Luckily, it’s relatively straightforward to deploy a Streamlit dashboard using docker. Let’s walk through each line in the Dockerfile:
FROM python:3.8
The FROM
instruction initializes a new build stage and sets the Base Image for subsequent instructions. A valid Dockerfile must start with a FROM
instruction. In our case, we are using the official Python v3.8 image as our base image from docker hub.
COPY . /app
The COPY
instruction copies new files or directories from <src>
and adds them to the filesystem of the container at the path <dest>
. In our case, we’re copying the local git repository contents to the app
folder in the container.
WORKDIR /app
The WORKDIR
instruction sets the working directory for any RUN
, CMD
, ENTRYPOINT
, COPY
and ADD
instructions that follow it in the Dockerfile. In our case, we’re setting our working directory to be our app folder we just created and populated.

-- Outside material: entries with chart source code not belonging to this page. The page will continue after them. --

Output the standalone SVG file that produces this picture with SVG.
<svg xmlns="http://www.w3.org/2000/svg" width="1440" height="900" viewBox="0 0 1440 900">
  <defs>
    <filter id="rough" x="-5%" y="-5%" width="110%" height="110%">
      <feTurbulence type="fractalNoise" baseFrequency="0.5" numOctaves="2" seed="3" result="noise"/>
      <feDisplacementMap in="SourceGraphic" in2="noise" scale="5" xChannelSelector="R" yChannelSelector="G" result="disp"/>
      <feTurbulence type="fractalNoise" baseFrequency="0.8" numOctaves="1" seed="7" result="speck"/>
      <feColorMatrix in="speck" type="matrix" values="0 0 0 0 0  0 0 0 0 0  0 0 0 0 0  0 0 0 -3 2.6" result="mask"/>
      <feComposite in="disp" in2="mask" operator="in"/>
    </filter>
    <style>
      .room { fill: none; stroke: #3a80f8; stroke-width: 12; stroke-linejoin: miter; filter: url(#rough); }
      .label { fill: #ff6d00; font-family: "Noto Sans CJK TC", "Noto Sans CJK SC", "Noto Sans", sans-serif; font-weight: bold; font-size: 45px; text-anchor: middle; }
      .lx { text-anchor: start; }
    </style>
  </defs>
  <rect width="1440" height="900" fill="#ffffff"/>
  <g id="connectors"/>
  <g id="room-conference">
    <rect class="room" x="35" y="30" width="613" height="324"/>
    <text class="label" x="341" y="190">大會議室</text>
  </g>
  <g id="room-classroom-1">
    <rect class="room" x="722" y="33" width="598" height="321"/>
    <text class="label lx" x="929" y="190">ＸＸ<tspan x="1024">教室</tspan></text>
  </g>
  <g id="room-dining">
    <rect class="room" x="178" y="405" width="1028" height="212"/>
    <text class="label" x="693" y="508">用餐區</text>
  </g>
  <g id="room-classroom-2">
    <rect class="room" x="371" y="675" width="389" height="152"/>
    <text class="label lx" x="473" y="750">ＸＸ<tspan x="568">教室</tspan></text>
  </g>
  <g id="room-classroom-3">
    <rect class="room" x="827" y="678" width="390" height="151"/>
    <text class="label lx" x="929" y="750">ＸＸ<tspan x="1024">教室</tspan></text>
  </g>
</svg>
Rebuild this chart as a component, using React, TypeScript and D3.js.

RUN pip3 install -r docker_requirements.txt
The RUN
instruction will execute any commands in a new layer on top of the current image and commit the results. The resulting committed image will be used for the next step in the Dockerfile. Here, we’re installing the Streamlit dashboard’s Python package dependencies.
EXPOSE 8501
The EXPOSE
instruction informs Docker that the container listens on the specified network ports at runtime. When running our container locally, we’ll use port 8501. When deploying this application, Heroku uses its own port which can change from run to run. A PORT
environmental variable is available at run time to route applications appropriately.
CMD streamlit run --server.port $PORT app.py
The main purpose of a CMD
is to provide defaults for an executing container. There are many ways to run CMD
. In our case, we’re using the shell form. You can read more about this command here. Here, we’re telling the container to run the app.py Streamlit application on a specified PORT (per the environmental variable).
There are other docker-related files in the repository including a .dockerignore which, like a .gitignore file, ignores the specified files and folders from being copied over into the image. Excluding any unnecessary files will reduce the image size and increase portability.
4. Build an image. On the command line (in the project’s root directory), type:
docker build -t sparkifyapp:latest -f Dockerfile .
This command tells docker to build
an image with a name:tag (-t
) of sparkifyapp:latest
using the file (-f
) Dockerfile in the working directory (.
) It might take a few minutes for the image to be created:

5. Run the image: docker run -p 8501:8501 -e PORT=8501 sparkifyapp:latest
This command tells docker to run
the sparkifyapp:latest
image, expose port (-p
) 8501, and create an environmental variable (-e), PORT, and set it to 8501.
6. Open the Streamlit application by navigating to http://localhost:8501
on any web browser.

To get a list of running containers type docker ps
. To stop a container type docker stop NAME
. The NAME can be found in the container list.
It’s great that we were able to build and run a containerized application locally, but we should also deploy this container somewhere else. An easy place to test things out is Heroku.
Deploying to Heroku
Heroku lets you deploy, run and manage applications written in Ruby, Node.js, Java, Python, Clojure, Scala, Go and PHP.
7. Sign-up for Heroku. There is a free account option which allows users to spin up small applications and is sufficient for many simple proof-of-concepts and experimentation.
8. Download the Heroku CLI. I used this on a Mac, so I installed via homebrew:
brew tap heroku/brew && brew install heroku
Login to Heroku:
heroku login
9. Create a Heroku Application
heroku create <app_name>
The application name must be globally unique (to Heroku) and should be the same name as your image. It will also be used as part of the url to the streamlit dashboard:
https://<app_name>.herokuapp.com
10. Login to the Container Registry:
heroku container:login
In order to deploy a containerized application on Heroku, we must register our container with Heroku’s Container Registry.
11. Push docker image to Heroku’s Container Registry. First tag
the docker image and push
it to the registry with this naming template:
docker tag sparkifyapp:latest registry.heroku.com/<app_name>/web
docker push registry.heroku.com/<app_name>/web
There’s one major quirk at this step that I had as a result of using a Mac with Apple silicon; the docker image didn’t compile correctly without specifying what platform to use when building the image. Stack Overflow came to the rescue and provided some guidance on how to re-build the image before tagging and pushing to the registry:
docker build --platform=linux/amd64 -t sparkifyapp:latest -f Dockerfile .
After re-building the docker image with the platform specified, I was able to push it to the registry. Depending on your internet connection, this might take a while. It’s about a 2GB image that gets pushed to the registry.
12. Release container to the web.
heroku container:release web
13. Access the deployed dashboard. Navigate to the web url or type heroku open
. My application can be viewed at: https://sparkifyapp.herokuapp.com Sometimes it might take a minute for the application to render; Heroku’s compute instances need a little time to spin up the container.
And that’s it! In 13(-ish) steps, it’s possible to deploy a containerized data science application on Heroku.